Notable Editions and Champions

The 2025 edition stood out for its conditions. Storms during the week forced last-minute course changes across several races, and the organizers later described it as the most weather-affected edition to that point.

The flagship 100-mile race in 2025 went to Arthur Joyeux-Bouillon of France in the men's event and Laura Van Vooren of Belgium in the women's. Both crossed the line in Vielha after the longest day of the program.

The 100-kilometer Camins d'Hèr produced wins for Baptiste Coatantiec of France and Mari Klakegg Fenre of Norway. In the 50-kilometer Peades d'Aigua, Nadir Maguet of Italy and Miao Yao of China took the titles, with Yao arriving as the reigning OCC champion from the UTMB Finals week.

The 2025 women's 50K drew one of the deeper start lists of the week.

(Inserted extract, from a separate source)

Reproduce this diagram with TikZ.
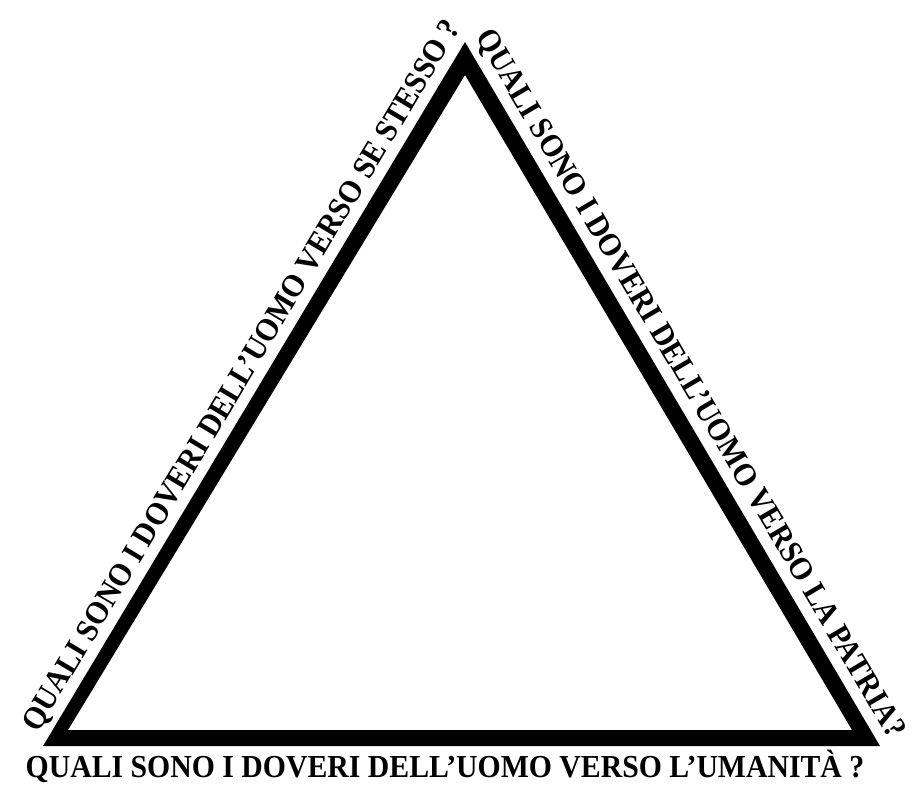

Alongside Yao, the field included American Allison Baca, who had won the 100K at Val d'Aran the previous summer, and Norway's Sylvia Nordskar, the 2024 Zegama champion, which underlined how the Major status pulls established names to the shorter distances as well as the marquee 100-mile.

Growth and Direction

The event has used its platform to push specific commitments. Organizers point to equal prize money across the men's and women's fields and a Woman in Trail program aimed at raising female participation.

That participation has climbed over the event's short history. Female entries grew from 12.5 percent at the first edition in 2021 to 19 percent by 2025, a measurable shift over five years.

The event also runs local environmental and social programs in the valley, including a reforestation campaign and donations to community organizations in the Val d'Aran. These efforts tie the race to its host region rather than treating the valley as a backdrop.

Accessibility has become part of the program too. The 2025 event included adaptive participation, with a joelette team taking on one of the shorter races, reflecting a wider push across the UTMB World Series to broaden who lines up at the start.

Why the Major Status Matters Competitively

The mechanics of UTMB World Series qualification give Val d'Aran a pull that goes beyond its location. Running Stones, the qualification points earned by finishing UTMB World Series events, are doubled at Majors, so a finish here counts twice as much toward eligibility for the Finals.

On top of that, the 100-mile, 100K, and 50K races offer direct qualification. Age-group category winners and the top 10 men and women in each of those distances book an automatic place at the UTMB World Series Finals during UTMB week.

For an elite trying to reach the start line in Chamonix, that makes Val d'Aran an efficient target. A single strong result in the Pyrenees can secure a Finals slot without the need to accumulate Stones across a longer season, which is part of why the start lists have deepened as the event has matured.

The same structure benefits the wider field. The doubled Stones reward the thousands of non-elite finishers who use the event to build toward future UTMB World Series entries, which helps explain how a five-year-old race reached 6,000 participants.

A Growing Broadcast Footprint

As the European Major, Val d'Aran by UTMB carries a live broadcast that reaches well beyond the valley. The 2025 races were streamed through the UTMB Live system and carried by a set of international partners.

Ahead of the 2025 edition, Eurovision Sport, the streaming platform of the European Broadcasting Union, joined as an official broadcaster of the UTMB World Series, with Val d'Aran marking the start of that partnership. The move sat alongside existing broadcasters and pointed to the circuit's effort to widen the audience for trail racing across Europe.

Looking Ahead

The sixth edition is scheduled for July 1 to 5, 2026, again based in Vielha and again carrying its European Major designation. The format remains a week of racing built around the same seven-distance structure.

For runners, the draw is consistent. The Val d'Aran offers a true high-mountain course inside an event large enough to deliver World Series qualification, set in one of the more remote corners of the Pyrenees. That combination is what has carried it from a first edition in 2021 to a fixture on the European trail calendar.